- [What is expected] Pull out each line of the data that includes the word "this".

- [Data]

# # # # #

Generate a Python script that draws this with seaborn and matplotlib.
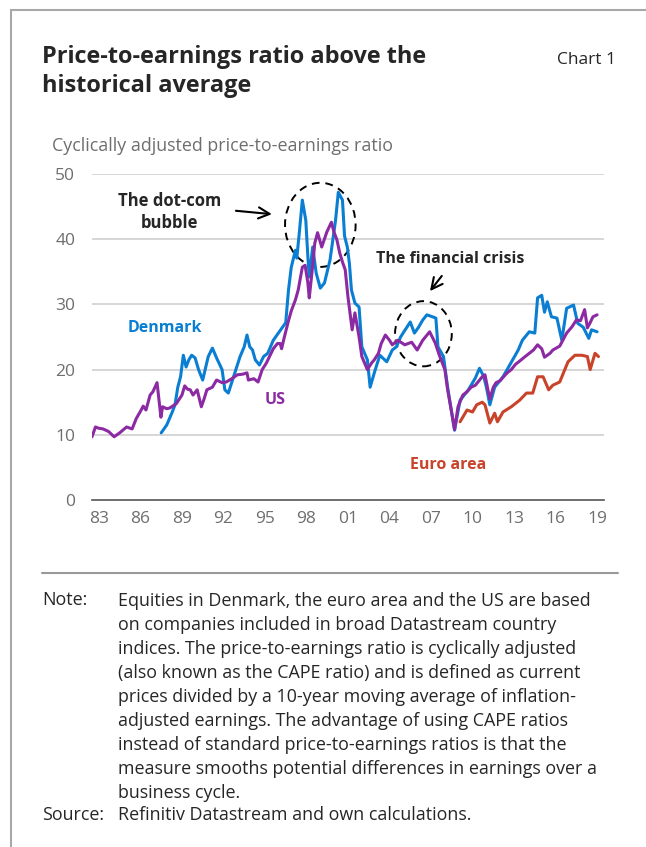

# # # # #

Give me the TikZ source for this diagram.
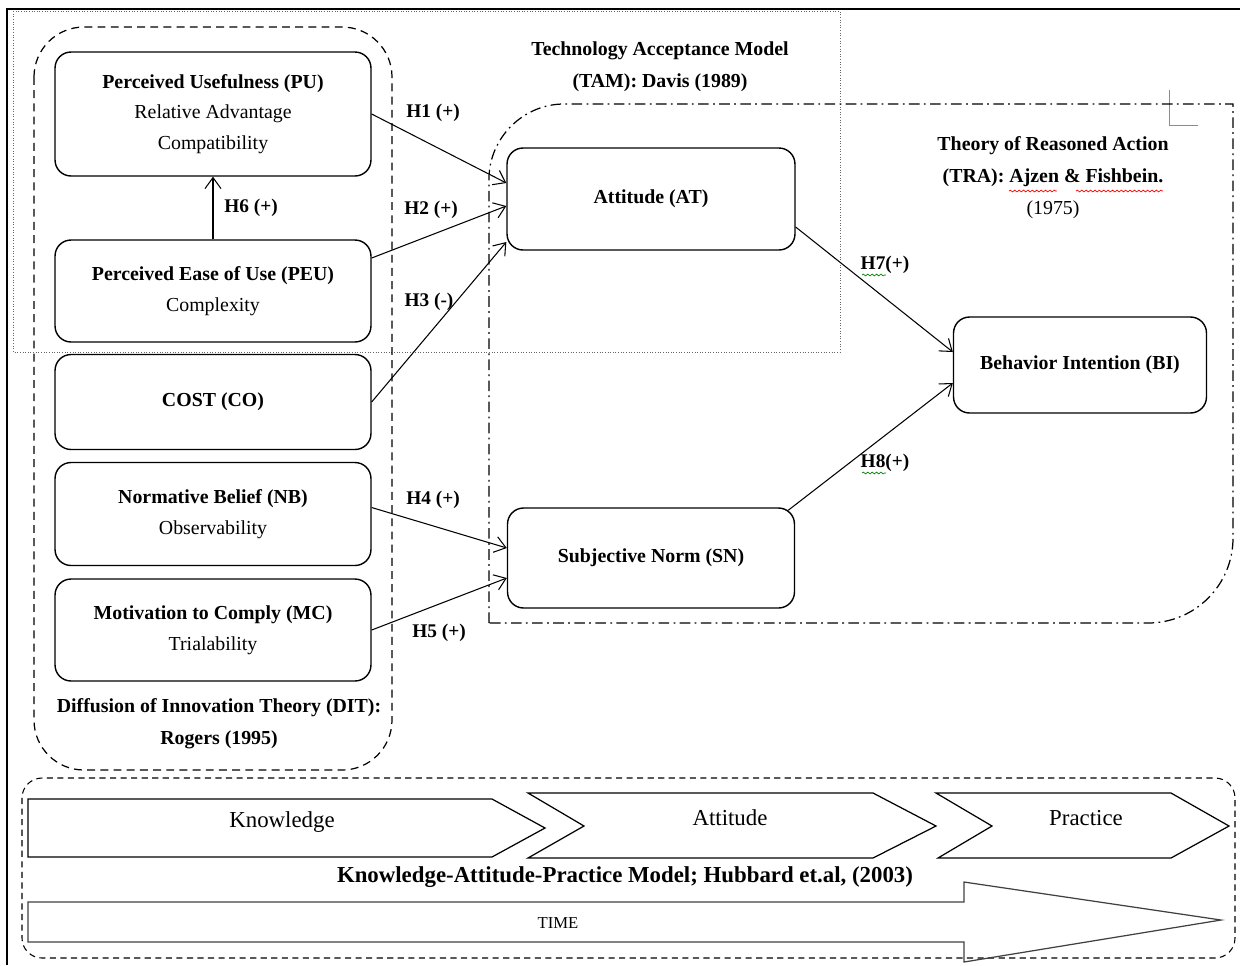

# # # # #

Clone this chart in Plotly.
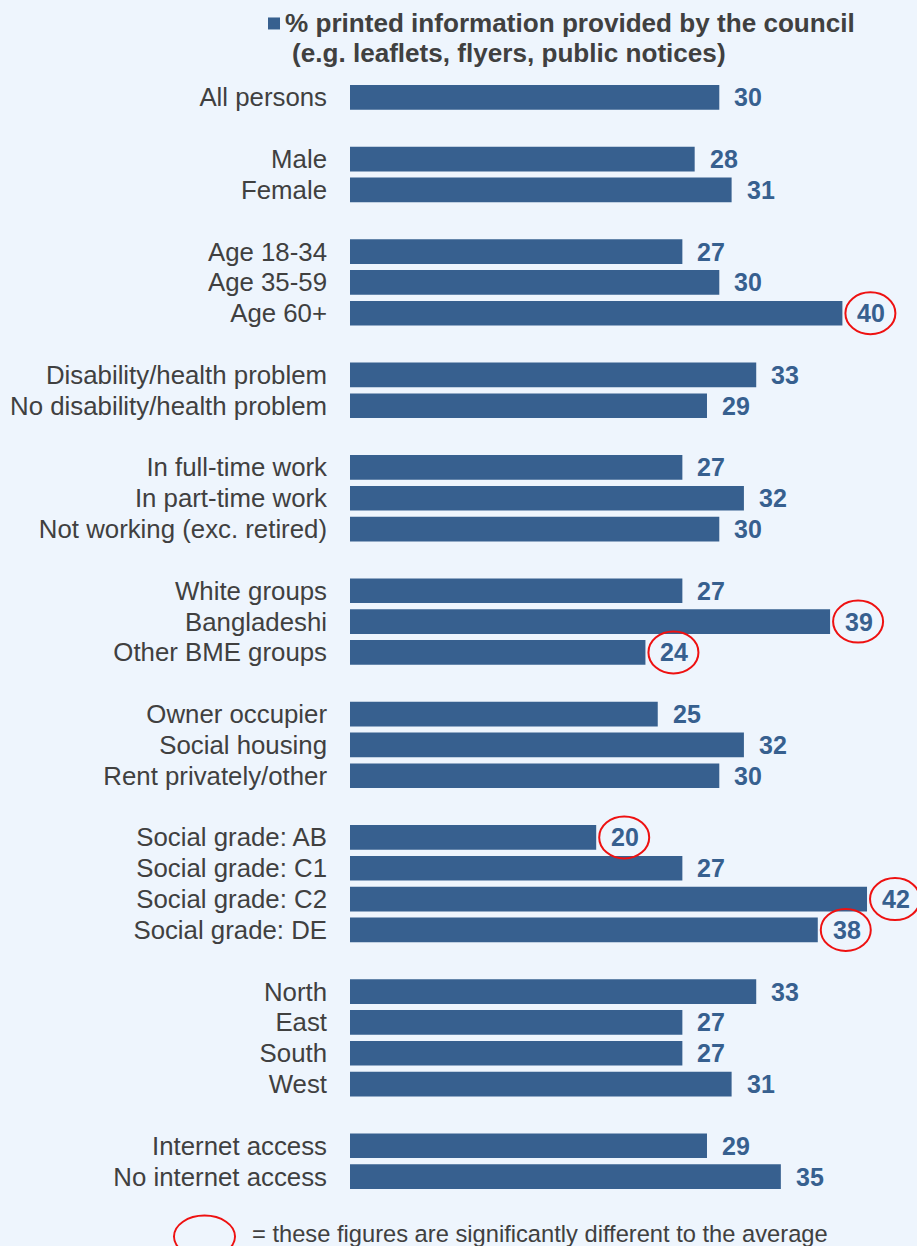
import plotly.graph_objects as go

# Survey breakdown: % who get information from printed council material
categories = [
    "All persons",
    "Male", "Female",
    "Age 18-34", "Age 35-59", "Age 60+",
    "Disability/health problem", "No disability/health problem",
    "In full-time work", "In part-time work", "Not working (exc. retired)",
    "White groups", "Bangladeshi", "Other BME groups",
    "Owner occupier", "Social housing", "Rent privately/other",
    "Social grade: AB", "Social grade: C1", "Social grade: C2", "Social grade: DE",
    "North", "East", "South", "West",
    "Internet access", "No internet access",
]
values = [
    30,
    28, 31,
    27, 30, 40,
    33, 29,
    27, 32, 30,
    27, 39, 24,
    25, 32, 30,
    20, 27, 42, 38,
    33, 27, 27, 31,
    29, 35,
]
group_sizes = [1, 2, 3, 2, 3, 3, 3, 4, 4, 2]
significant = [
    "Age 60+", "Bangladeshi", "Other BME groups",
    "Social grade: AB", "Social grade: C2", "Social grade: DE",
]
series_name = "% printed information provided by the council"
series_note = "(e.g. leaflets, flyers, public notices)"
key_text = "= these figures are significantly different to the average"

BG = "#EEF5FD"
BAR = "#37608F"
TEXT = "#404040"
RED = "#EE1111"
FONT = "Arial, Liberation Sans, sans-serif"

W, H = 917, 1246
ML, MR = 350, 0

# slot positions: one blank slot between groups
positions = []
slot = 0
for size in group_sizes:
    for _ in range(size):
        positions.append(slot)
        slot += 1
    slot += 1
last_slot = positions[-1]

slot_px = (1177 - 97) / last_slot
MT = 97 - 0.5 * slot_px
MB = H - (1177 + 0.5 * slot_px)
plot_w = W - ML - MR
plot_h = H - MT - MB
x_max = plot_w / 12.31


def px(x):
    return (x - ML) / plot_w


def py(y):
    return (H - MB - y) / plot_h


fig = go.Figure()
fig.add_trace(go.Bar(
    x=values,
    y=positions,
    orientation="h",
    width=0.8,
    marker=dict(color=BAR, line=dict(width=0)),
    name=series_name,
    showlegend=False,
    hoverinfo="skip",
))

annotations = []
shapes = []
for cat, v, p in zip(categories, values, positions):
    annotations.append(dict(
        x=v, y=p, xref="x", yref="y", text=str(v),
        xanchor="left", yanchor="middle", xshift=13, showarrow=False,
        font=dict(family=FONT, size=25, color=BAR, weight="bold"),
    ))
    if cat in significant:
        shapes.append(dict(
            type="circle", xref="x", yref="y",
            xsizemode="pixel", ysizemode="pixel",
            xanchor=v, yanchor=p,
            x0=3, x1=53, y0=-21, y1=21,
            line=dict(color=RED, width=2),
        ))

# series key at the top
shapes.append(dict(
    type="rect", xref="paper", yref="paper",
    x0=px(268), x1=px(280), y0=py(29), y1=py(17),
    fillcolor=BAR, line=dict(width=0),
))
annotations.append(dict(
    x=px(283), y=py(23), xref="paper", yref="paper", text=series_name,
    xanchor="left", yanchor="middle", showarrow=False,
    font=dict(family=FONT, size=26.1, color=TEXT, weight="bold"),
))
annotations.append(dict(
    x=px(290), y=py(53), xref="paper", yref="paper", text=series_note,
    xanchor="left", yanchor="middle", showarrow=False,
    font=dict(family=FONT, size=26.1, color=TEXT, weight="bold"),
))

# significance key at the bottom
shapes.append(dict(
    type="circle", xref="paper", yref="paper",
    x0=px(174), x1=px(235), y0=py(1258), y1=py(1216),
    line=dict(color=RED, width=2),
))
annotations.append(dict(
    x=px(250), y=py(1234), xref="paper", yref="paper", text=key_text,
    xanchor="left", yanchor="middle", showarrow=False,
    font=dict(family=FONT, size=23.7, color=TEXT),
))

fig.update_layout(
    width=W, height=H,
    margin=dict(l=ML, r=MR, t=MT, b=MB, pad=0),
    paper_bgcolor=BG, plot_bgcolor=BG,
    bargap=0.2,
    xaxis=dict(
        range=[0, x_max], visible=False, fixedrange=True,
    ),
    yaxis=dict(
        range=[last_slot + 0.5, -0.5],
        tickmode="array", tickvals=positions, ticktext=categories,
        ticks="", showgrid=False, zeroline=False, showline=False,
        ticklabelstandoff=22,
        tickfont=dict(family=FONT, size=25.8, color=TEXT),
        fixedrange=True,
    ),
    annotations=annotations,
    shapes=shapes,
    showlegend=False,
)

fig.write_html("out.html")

# # # # #

- [Response to the exercise]
Generate a Python script that draws this with seaborn and matplotlib.
Give me the TikZ source for this diagram.
Clone this chart in Plotly.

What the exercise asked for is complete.